When building fees provide the financial support to the City of Berkeley Planning Department, the pressure to push through projects should never be underestimated. It is obvious that the investor did not do his due diligence. Is it the City’s responsibility to rescue an investor who chose the wrong site to purchase? Just how long should the City propose a flawed project? The request for yet another extension follows a long chain of failures to find a buyer or to sustain investors to rescue the financing.
There have been recent opinions and quotes in other media about how this must go forward, how difficult it is for this project to cover its costs and how this project should even be relieved of some of the conditions of the project approval. But according to Berkeley’s Downtown Plan, to be permitted to build one of the three buildings allowed to be above the usual 75 foot height limit at 180 feet, the developer must provide significant community benefits of some kind.
Will this project provide more affordable or even low cost housing? There are no affordable housing units in Harold Way. A developer can remedy this lack by paying a per-unit mitigation fee in lieu of including affordable units.
It is an interesting coincidence that after the land purchase was announced[11] and eight days before the building application was submitted, the Berkeley City Council reduced this in-lieu mitigation fee [12] by $8000/unit, saving this project $2,416,000. The special conditions spelled out in the ordinance exactly fit the time frame for Harold Way: submission of the application after the passage of the discount and approval of the project before 2016. This locked in the 2013 discounted fees.
There is a seedy underside to the Harold Way promotions. It goes beyond the faux homeless youth who were dropped off in the morning and picked up in the evening from a large black pickup truck while the protests were going on. These youth with their disheveled appearance filled the sidewalk in front of the Shattuck Cinemas with clutter, blew smoke in patrons’ faces and turned up their boom boxes, all to make going to the Shattuck Cinemas unsettling. Once the City Council dismissed the appeals and approved the Harold Way project these characters vanished.

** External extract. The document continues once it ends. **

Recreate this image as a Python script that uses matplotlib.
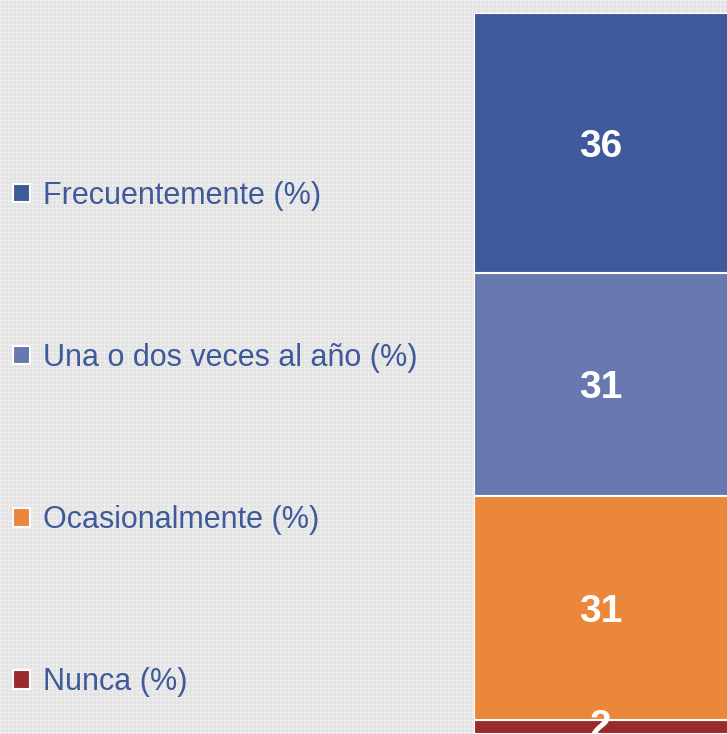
import numpy as np
from matplotlib import pyplot as plt

plt.rcParams['font.family'] = ['Liberation Sans', 'DejaVu Sans']

categorias = ['Nunca (%)', 'Ocasionalmente (%)', 'Una o dos veces al año (%)', 'Frecuentemente (%)']
valores = [2, 31, 31, 36]
colores = ['#9B2A2B', '#EB873A', '#6879AF', '#3F5A9A']

fig = plt.figure(figsize=(7.27, 7.34), dpi=100)

# fondo con textura de rejilla
fondo = fig.add_axes([0, 0, 1, 1])
tx = np.full((734, 727), 0.885)
tx[:, ::4] = 0.925
tx[::4, :] = 0.925
tx[1::8, 1::8] = 0.95
fondo.imshow(tx, cmap='gray', vmin=0, vmax=1, aspect='auto', interpolation='nearest')
fondo.axis('off')

ax = fig.add_axes([474 / 727, 0, 1 - 474 / 727, 1 - 13 / 734])
ax.set_facecolor('none')

base = 0
barras = []
for cat, v, c in zip(categorias, valores, colores):
    b = ax.bar(0, v, bottom=base, width=1.0, color=c, edgecolor='white', linewidth=1.5, label=cat)
    etiquetas = ax.bar_label(b, labels=[str(v)], label_type='center', color='white',
                             fontsize=28, fontweight='bold')
    if v >= 5:
        for e in etiquetas:
            e.set_va('center_baseline')
    barras.append(b)
    base += v

ax.set_xlim(-0.5, -0.5 + 253 / 262)
ax.set_ylim(0, 100)
ax.axis('off')

handles = [b.patches[0] for b in barras][::-1]
labels = categorias[::-1]
leg = fig.legend(handles, labels, loc='center left', bbox_to_anchor=(13 / 727, 1 - 439 / 734),
                 frameon=False, fontsize=22, labelspacing=4.33, handlelength=0.55,
                 handleheight=0.55, handletextpad=0.42, borderpad=0, borderaxespad=0)
for t in leg.get_texts():
    t.set_color('#3F5A9A')

fig.savefig('out.png', dpi=100)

In 2015, the Harold Way developer was caught misstating the land cost in the pro forma, the document of projected costs and income used to assess whether the Significant Community Benefits were too burdensome to prevent a reasonable return on investment. [13] Mark Rhoades brushed off the listed inflated cost of $40,000,000, saying they were just listing the land cost as what was expected to be the land value after construction. A revised pro forma was never required. It did become the subject of one of the appeals.
There is construction of multi-unit housing going up all across the downtown and along the San Pablo corridor. The bulldozers are clearing the way for the project at Durant and Shattuck as this is being written. Berkeley is in a housing building boom that can be seen by walking through the downtown and along San Pablo Avenue.
There has been enormous energy poured into trying to rescue the Harold Way project. Letting go of it would open the door for another developer to submit a proposal for a site that isn’t so problematic. It wasn’t just Save Shattuck Cinemas members who questioned why a project proposal for the most contentious block in Berkeley was being pushed so hard. It was also brought up from the dais at City Council that there should be competition for the selection of the limited number of tall buildings to be approved.
It certainly is time for businesses to return to the building with the security of not being threatened with eviction, for hotel guests to bask in the luxury of sleeping in, for restaurants to feel more secure in weathering current downtown construction knowing that the Shattuck Cinemas will be in continuous operation all through it, and for the rest of us to watch documentary and independent films on the big screen in the beautiful Shattuck Cinemas theatres.
There is more that could be said, but enough for one sitting.